Their warnings come amidst a host of problems they face, including the encroached construction of buildings within territory of their sacred sites. 



Wishful thinking

The crux of the matter is that while we are waiting for COVID-19 to go away we will have to remember that this wish may be merely wishful thinking and that we may have to live with this dark reality that may get even darker (or not).

The only saving grace may be that we could amend and correct the way we are living our lives and the priorities we give ourselves. We could re-look at what we spend attention and money on and how much of both are needed to the areas we are directing them to at the moment. Wellbeing first begins in our mind. No matter how rich we are and can afford to buy all the immunity boosters in the planet and the best of nutritious food, if our minds are a cesspit of envy, greed and cruelty, this state of mind will sooner or later reflect in our health.

Hence, whether there is a lockdown or not, what we should now give attention to is how much we have progressed as humans from March to now; i.e. how much we have learnt about ourselves, about our weaknesses and our strengths.

It is apt that this writer ends with something personal. In the March lockdown when there was a scarcity of cooking items, I was hanging onto a coconut oil bottle. A woman who lives closeby who works as a domestic assistant in a nearby house in Kandy asked after my wellbeing and I said that I was managing and that I had alongside few dry rations a bottle of coconut oil, a great boom for someone not greatly skilled with cooking.

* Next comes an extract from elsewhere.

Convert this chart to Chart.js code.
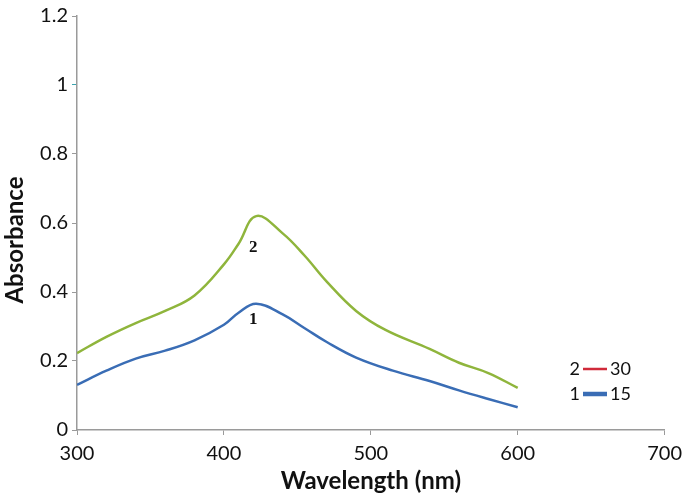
<!DOCTYPE html>
<html>
<head>
<meta charset="utf-8">
<script src="https://cdn.jsdelivr.net/npm/chart.js@4.4.1/dist/chart.umd.min.js"></script>
<style>
  html, body { margin: 0; padding: 0; background: #fff; }
  #wrap { width: 689px; height: 496px; position: relative; }
</style>
</head>
<body>
<div id="wrap"><canvas id="uvChart"></canvas></div>
<script>
// wavelength (nm) / absorbance
const wl30 = [300, 320, 340, 360, 380, 400, 410, 422, 440, 455, 470, 490, 510, 540, 560, 580, 600];
const abs30 = [0.223, 0.27, 0.31, 0.345, 0.39, 0.48, 0.54, 0.62, 0.57, 0.505, 0.43, 0.345, 0.29, 0.235, 0.195, 0.165, 0.122];
const wl15 = [300, 320, 340, 360, 380, 400, 410, 422, 440, 455, 470, 490, 515, 540, 560, 580, 600];
const abs15 = [0.131, 0.172, 0.207, 0.23, 0.26, 0.305, 0.34, 0.366, 0.335, 0.295, 0.255, 0.21, 0.172, 0.142, 0.115, 0.09, 0.066];

const xTicks = [300, 400, 500, 600, 700];
const yTicks = [0, 0.2, 0.4, 0.6, 0.8, 1, 1.2];

// curve labels: [text, wavelength, absorbance]
const curveLabels = [['2', 420, 0.53], ['1', 420, 0.32]];
// legend rows: [number, colour, width, concentration]
const legendRows = [['2', '#d02a3a', 2.5, '30'], ['1', '#3a6db5', 4.5, '15']];

const GREEN = '#8fb53c';
const BLUE = '#3a6db5';
const AXIS = '#9a9a9a';
const FONT = 'Lato, "Open Sans", sans-serif';

function pairs(xs, ys) {
    return xs.map((x, i) => ({ x: x, y: ys[i] }));
}

const annotatePlugin = {
    id: 'annotate',
    afterDraw(chart) {
        const ctx = chart.ctx;
        const xs = chart.scales.x, ys = chart.scales.y;
        ctx.save();
        ctx.fillStyle = '#111';
        ctx.font = 'bold 17px "Liberation Serif", serif';
        ctx.textAlign = 'center';
        ctx.textBaseline = 'middle';
        curveLabels.forEach(l => {
            ctx.fillText(l[0], xs.getPixelForValue(l[1]), ys.getPixelForValue(l[2]));
        });

        // y axis title, sitting a little below the middle as in the original
        ctx.save();
        ctx.translate(15, 240);
        ctx.rotate(-Math.PI / 2);
        ctx.font = 'bold 24px ' + FONT;
        ctx.fillText('Absorbance', 0, 0);
        ctx.restore();

        // legend at the lower right
        ctx.font = '18px ' + FONT;
        let y = 369;
        legendRows.forEach(r => {
            ctx.textAlign = 'right';
            ctx.fillText(r[0], 580, y);
            ctx.strokeStyle = r[1];
            ctx.lineWidth = r[2];
            ctx.beginPath();
            ctx.moveTo(583, y);
            ctx.lineTo(607, y);
            ctx.stroke();
            ctx.textAlign = 'left';
            ctx.fillText(r[3], 610, y);
            y += 25;
        });
        ctx.restore();
    }
};

new Chart(document.getElementById('uvChart'), {
    type: 'line',
    data: {
        datasets: [{
            label: '30',
            data: pairs(wl30, abs30),
            borderColor: GREEN,
            borderWidth: 2.5,
            pointRadius: 0,
            tension: 0.4,
            fill: false
        }, {
            label: '15',
            data: pairs(wl15, abs15),
            borderColor: BLUE,
            borderWidth: 2.5,
            pointRadius: 0,
            tension: 0.4,
            fill: false
        }]
    },
    options: {
        responsive: true,
        maintainAspectRatio: false,
        animation: false,
        layout: { padding: { top: 10, right: 22, left: 0, bottom: 0 } },
        plugins: {
            legend: { display: false },
            tooltip: { enabled: false }
        },
        scales: {
            x: {
                type: 'linear',
                min: 300,
                max: 700,
                afterBuildTicks: axis => { axis.ticks = xTicks.map(v => ({ value: v })); },
                afterFit: axis => { axis.height = 66; },
                border: { color: AXIS, width: 1.5 },
                grid: { drawOnChartArea: false, drawTicks: true, tickLength: 5, color: AXIS },
                ticks: { color: '#111', font: { family: FONT, size: 20 }, padding: 7 },
                title: {
                    display: true,
                    text: 'Wavelength (nm)',
                    color: '#111',
                    font: { family: FONT, size: 24, weight: 'bold' },
                    padding: { top: 0, bottom: 0 }
                }
            },
            y: {
                min: 0,
                max: 1.2,
                afterBuildTicks: axis => { axis.ticks = yTicks.map(v => ({ value: v })); },
                afterFit: axis => { axis.width = 77; },
                border: { color: AXIS, width: 1.5 },
                grid: {
                    drawOnChartArea: false,
                    drawTicks: true,
                    tickLength: 5,
                    color: AXIS,
                    tickColor: c => (c.tick && c.tick.value === 1 ? '#3aa5b0' : AXIS)
                },
                ticks: {
                    color: '#111',
                    font: { family: FONT, size: 20 },
                    padding: 4,
                    callback: v => String(v)
                },
                title: { display: false }
            }
        }
    },
    plugins: [annotatePlugin]
});
</script>
</body>
</html>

The very next opportunity curfew was lifted she brought a large bottle of coconut oil bottle – the kind of which is found in the super markets – having got it from a richer relative and doggedly refused the money. 

When I asked her how she would manage she promptly responded that they still have some of the ‘usual crude coconut oil from the handiya kade’. This is when the partial lockdown was continuing in Kandy in fits and starts. If the roles were reversed I am not sure I would have been as magnanimous as this woman at that time. I told her this and thanked her for teaching me some selflessness. 

Hence whatever we have to face the next few days let us rise above our weaker selves, in terms of more than what is manifest as physical health. Let us strive for improved empathy, love and compassion related health. 

We can sit in one location and not venture out and yet have the whole of the universe within our hearts and be rich in love. Likewise we can travel the whole of the universe and can do so with scant humanism within us and be paupers of love.

Like what is expected of our minds, may we be a master of COVID-19, not its slave.